Intel on Friday said it has readied Android 4.0 for smartphones and tablets based on its upcoming Atom processor code-named Medfield, raising the possibility of Intel-inside handheld devices being released next year with the new OS.

The company had a version of Android 4.0 for Medfield up and running within a day of Google open sourcing the OS, and now packages for smartphones and tablets with Medfield drivers are available to device makers, said Alec Gefrides, head of the Google Program Office at Intel.

Intel is working with device makers to optimize and fine-tune the OS for specific platforms and products based on Medfield chips. While the OS is expected to be ready in time for the product releases, it will be up to the device makers to decide whether they want to implement the OS in smartphones or tablets.

“We’ll see products next year on Gingerbread, Ice Cream Sandwich and Honeycomb,” Gefrides said, referring to Android versions 2.3, 4.0 and 3.x. “Every OEM has to put a stake in the ground to get a product delivered.”

Intel in September said that the first Intel-inside smartphones would reach the market in the first half next year. Intel also said it was working closely with Google to optimize Android to work on upcoming smartphones and tablets with Medfield chips. The chipmaker showed off a Medfield smartphone running on Android 2.3 and a tablet running on Android 3.x at the Intel Developer Forum trade show in San Francisco that month.

The ability to run Android 4.0 on mobile devices is important for Intel, which has no presence in the smartphone market and a minor presence in the tablet market. Intel is trying to establish a beachhead in a market dominated by ARM, whose processors are found in most smartphones and tablets.

Intel’s efforts to bring Android 4.0 to future Atom-based handheld devices is parallel to other efforts to port the OS to the x86 architecture. Earlier this week, volunteer developers of the Android-X86 open-source project ported the OS to work on a tablet with x86 processors from Advanced Micro Devices. AMD supported the project with engineering support and donated devices, said Chih-Wei Huang, an open-source developer, in an email.

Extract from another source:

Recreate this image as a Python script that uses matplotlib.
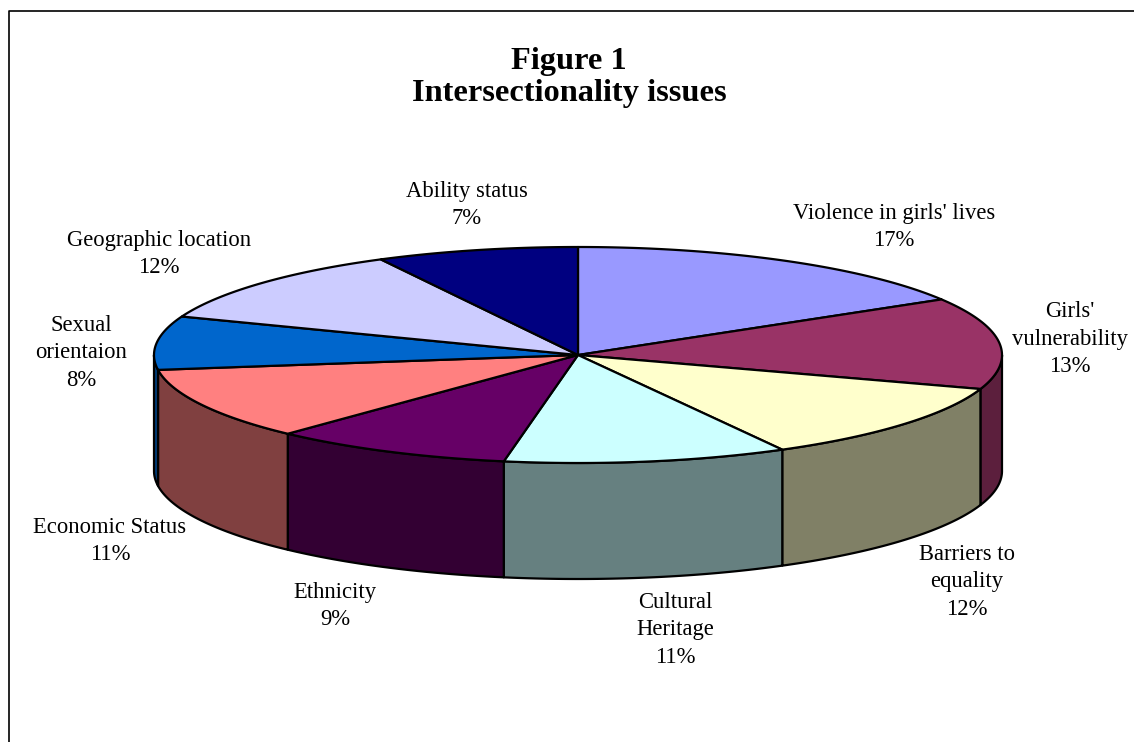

“Intel continues ignoring us. I’ve tried to contact Intel many times, but they are not interested in helping us,” Huang said.

Intel is grateful that developers are working on Android 4.0 for x86, but Gefrides said drivers will be released to the open-source community only with device releases. Intel wants to ensure the OS works properly on Intel-based devices, and wants to try and prevent Android from getting fragmented.

“Intel has to focus resources on building products, not experiments,” Gefrides said.

Complaints about lack of early access to Intel code is reminiscent of the open-source community complaining about Google not releasing Honeycomb code, which was made available only to certain vendors, said Jack Gold, principal analyst at J. Gold Associates.

If Intel did release the drivers prematurely, the user experience on smartphones and tablets could be inconsistent, Gold said. Intel wants to ensure a consistent and functional Android OS on devices, which is critical given the chipmaker is just starting off in the tablet and smartphone markets.

Intel usually optimizes code for its chipset, bus systems and other components to ensure applications take full advantage of hardware for tasks like multimedia, Web browsing or multicore processing. Those capabilities could go awry on faulty code and hurt the user experience, so Intel is trying to standardize the drivers ahead of a wider open-source release.

“Intel wants to avoid people doing weird things in weird ways that makes their platform look bad,” Gold said.

But the open-source community is vocal and wants to commence development as soon as possible, for which they need Intel’s cooperation.

“It’s damned if you do, damned if you don’t,” Gold said. “I’d have to weigh in on Intel on getting the user experience right.”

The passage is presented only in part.